Department of Mathematics - MATHEMATICS COLLOQUIUM - Interaction of Statistics and Geometry: A New Landscape for Data Science

While classical statistics primarily focuses on observations as real numbers or elements of real vector spaces, contemporary statistical challenges often involve more complex data types. These data are represented in spaces that, although not strictly Euclidean vector spaces, possess inherent geometric structures. The community exploring the interaction between statistics and geometry is expanding in both numbers and scope. The concept of manifold fitting traces back to H. Whitney's work in the early 1930s. The resolution of the Whitney extension problem has yielded new insights into data interpolation and inspired the formulation of the Geometric Whitney Problems. Specifically, given a set, we inquire: when can we construct a smooth d-dimensional submanifold to approximate the set, and how effectively can we estimate it in terms of distance and smoothness? In this talk, I will explore the manifold fitting problem, highlighting its modern insights and implications.
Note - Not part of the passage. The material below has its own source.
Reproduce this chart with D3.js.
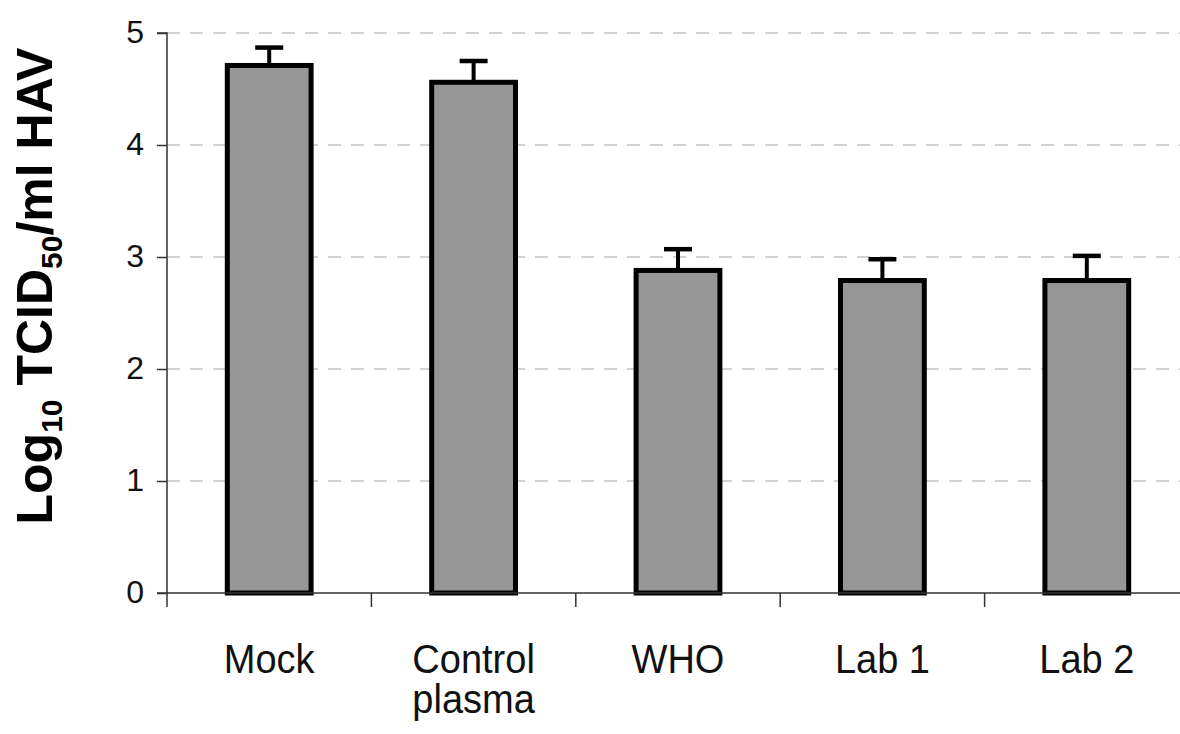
<!DOCTYPE html>
<html>
<head>
<meta charset="utf-8">
<script src="https://cdn.jsdelivr.net/npm/d3@7"></script>
<style>
  html, body { margin: 0; padding: 0; background: #fff; }
  svg { display: block; }
  text { font-family: "Liberation Sans", Arial, sans-serif; }
</style>
</head>
<body>
<svg id="chart" width="1180" height="734"></svg>
<script>
// ---- data ----
const categories = ["Mock", "Control plasma", "WHO", "Lab 1", "Lab 2"];
const labelLines = [["Mock"], ["Control", "plasma"], ["WHO"], ["Lab 1"], ["Lab 2"]];
const means = [4.71, 4.56, 2.88, 2.79, 2.79];
const errors = [0.16, 0.19, 0.19, 0.19, 0.22];
const yTicks = [0, 1, 2, 3, 4, 5];

const svg = d3.select("#chart");
const plotLeft = 167, plotRight = 1189, plotTop = 33, plotBottom = 593;

const x = d3.scaleBand().domain(categories).range([plotLeft, plotRight])
  .paddingInner(0.59).paddingOuter(0.295);
const y = d3.scaleLinear().domain([0, 5]).range([plotBottom, plotTop]);

// gridlines
svg.append("g").selectAll("line").data(yTicks.filter(d => d > 0)).join("line")
  .attr("x1", plotLeft).attr("x2", 1180)
  .attr("y1", d => y(d)).attr("y2", d => y(d))
  .attr("stroke", "#c4c4c4").attr("stroke-width", 1.6)
  .attr("stroke-dasharray", "13,10");

// error bars
const eb = svg.append("g");
categories.forEach((c, i) => {
  const cx = x(c) + x.bandwidth() / 2;
  eb.append("line").attr("x1", cx).attr("x2", cx)
    .attr("y1", y(means[i])).attr("y2", y(means[i] + errors[i]))
    .attr("stroke", "#000").attr("stroke-width", 4);
  eb.append("line").attr("x1", cx - 14).attr("x2", cx + 14)
    .attr("y1", y(means[i] + errors[i])).attr("y2", y(means[i] + errors[i]))
    .attr("stroke", "#000").attr("stroke-width", 4.5);
});

// bars
svg.append("g").selectAll("rect").data(categories).join("rect")
  .attr("x", d => x(d))
  .attr("y", (d, i) => y(means[i]))
  .attr("width", x.bandwidth())
  .attr("height", (d, i) => y(0) - y(means[i]))
  .attr("fill", "#969696")
  .attr("stroke", "#000").attr("stroke-width", 5);

// y axis
const yAxis = svg.append("g").attr("transform", `translate(${plotLeft},0)`)
  .call(d3.axisLeft(y).tickValues(yTicks).tickSize(10).tickPadding(13).tickFormat(d3.format("d")));
yAxis.select(".domain").attr("stroke", "#333").attr("stroke-width", 1.5).attr("d", `M-10,${plotTop}H0V${plotBottom}`);
yAxis.selectAll(".tick line").attr("stroke", "#333").attr("stroke-width", 1.5);
yAxis.selectAll(".tick text").attr("font-size", 32).attr("fill", "#111")
  .attr("font-family", "Liberation Sans, Arial, sans-serif").attr("dy", "0.3em");

// x axis
const xAxisScale = d3.scaleLinear().domain([0, categories.length]).range([plotLeft, plotRight]);
const xAxis = svg.append("g").attr("transform", `translate(0,${plotBottom})`);
xAxis.append("line").attr("x1", plotLeft - 10).attr("x2", 1180).attr("y1", 0).attr("y2", 0)
  .attr("stroke", "#333").attr("stroke-width", 1.5);
xAxis.selectAll("line.tk").data(d3.range(categories.length + 1)).join("line")
  .attr("class", "tk")
  .attr("x1", d => xAxisScale(d)).attr("x2", d => xAxisScale(d))
  .attr("y1", 0).attr("y2", 14).attr("stroke", "#333").attr("stroke-width", 1.5);

// category labels
categories.forEach((c, i) => {
  const cx = x(c) + x.bandwidth() / 2;
  const t = svg.append("text").attr("text-anchor", "middle")
    .attr("font-size", 38).attr("fill", "#111")
    .attr("transform", `translate(${cx},673) scale(1,1.06)`);
  labelLines[i].forEach((ln, j) => {
    t.append("tspan").attr("x", 0).attr("y", j * 38).text(ln);
  });
});

// y title
const title = svg.append("text")
  .attr("transform", "translate(52,286) rotate(-90)")
  .attr("text-anchor", "middle")
  .attr("font-size", 50).attr("font-weight", "bold").attr("fill", "#000");
title.append("tspan").text("Log");
title.append("tspan").attr("font-size", 30).attr("dy", 10).text("10");
title.append("tspan").attr("dy", -10).text(" TCID");
title.append("tspan").attr("font-size", 30).attr("dy", 10).text("50");
title.append("tspan").attr("dy", -10).text("/ml HAV");
</script>
</body>
</html>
Although various mathematical approaches have been proposed, many rely on restrictive assumptions, complicating the development of efficient and practical algorithms. As the manifold hypothesis-exploring non-Euclidean structures-remains a cornerstone of data science, further exploration of the manifold fitting problem is essential within the contemporary data science community. This discussion will be informed by recent work by Yao, Yau, and other co-authors, alongside ongoing research.